Why did Sony halt memory card shipments?
Sony halts memory card shipments amid NAND shortage
Sony said it has stopped accepting new orders for most CFexpress and SD memory-card product lines “for the foreseeable future,” blaming an ongoing solid-state memory supply shortage. The slowdown is not limited to one card format: the company’s actions cover nearly its entire CFexpress/SD lineup, effectively pausing fulfillment for customers who were expecting near-term restocks.
What happened
- Sony suspended accepting new orders for most CFexpress and SD memory cards.
- The reason given was a NAND/solid-state memory shortage, indicating constrained upstream supply.
Why it matters
Memory cards are a key part of the storage and workflow chain for cameras, including high-throughput formats used by photographers and videographers. When shipments are halted, retailers can tighten inventory, and end users may be forced to delay upgrades or pay higher prices—especially around product cycles when demand spikes (new camera releases, travel seasons, and creator events).

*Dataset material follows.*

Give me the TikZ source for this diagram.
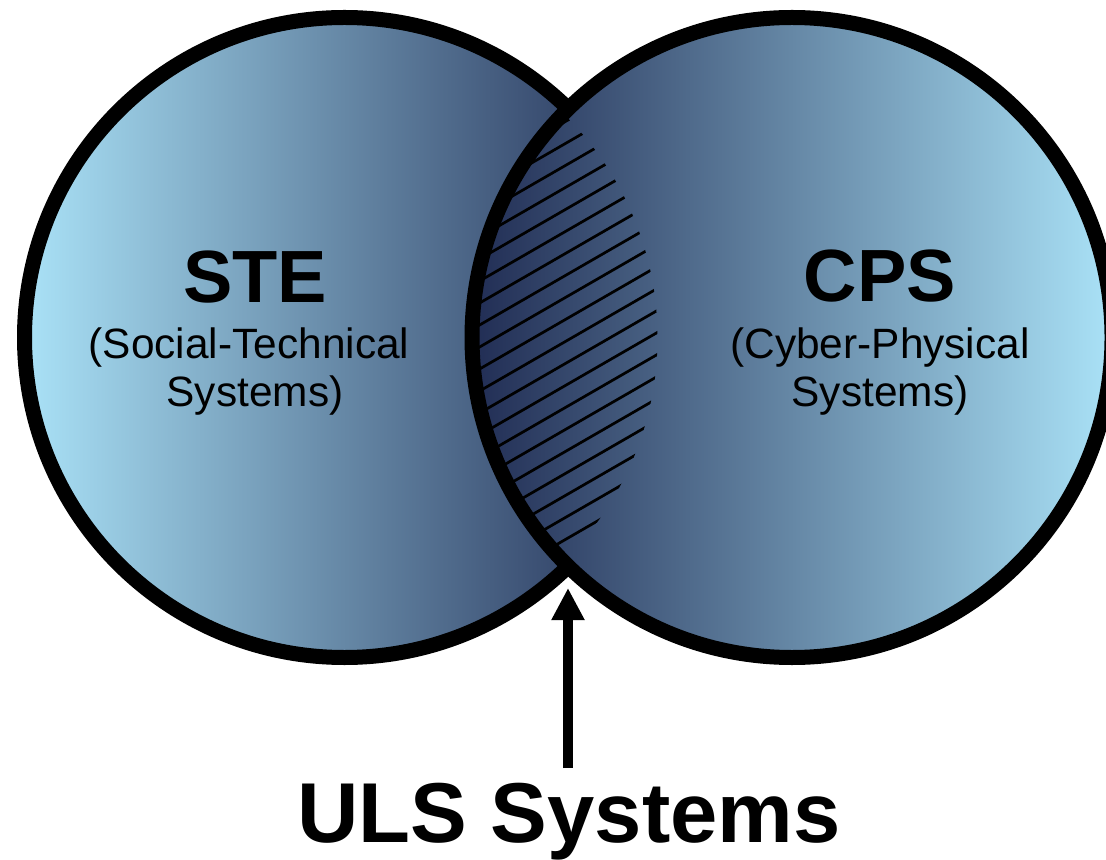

The shortage also has broader ripple effects: the same NAND constraints can affect consumer SSDs and other flash-based devices, feeding into wider “memory crisis” dynamics seen across the tech hardware ecosystem. In this context, Sony’s action signals how quickly component shortages can turn from production issues into visible consumer availability problems.
For buyers, the practical takeaway is that restocking timelines may slip beyond typical seasonal expectations because the bottleneck is upstream supply rather than a temporary logistics issue.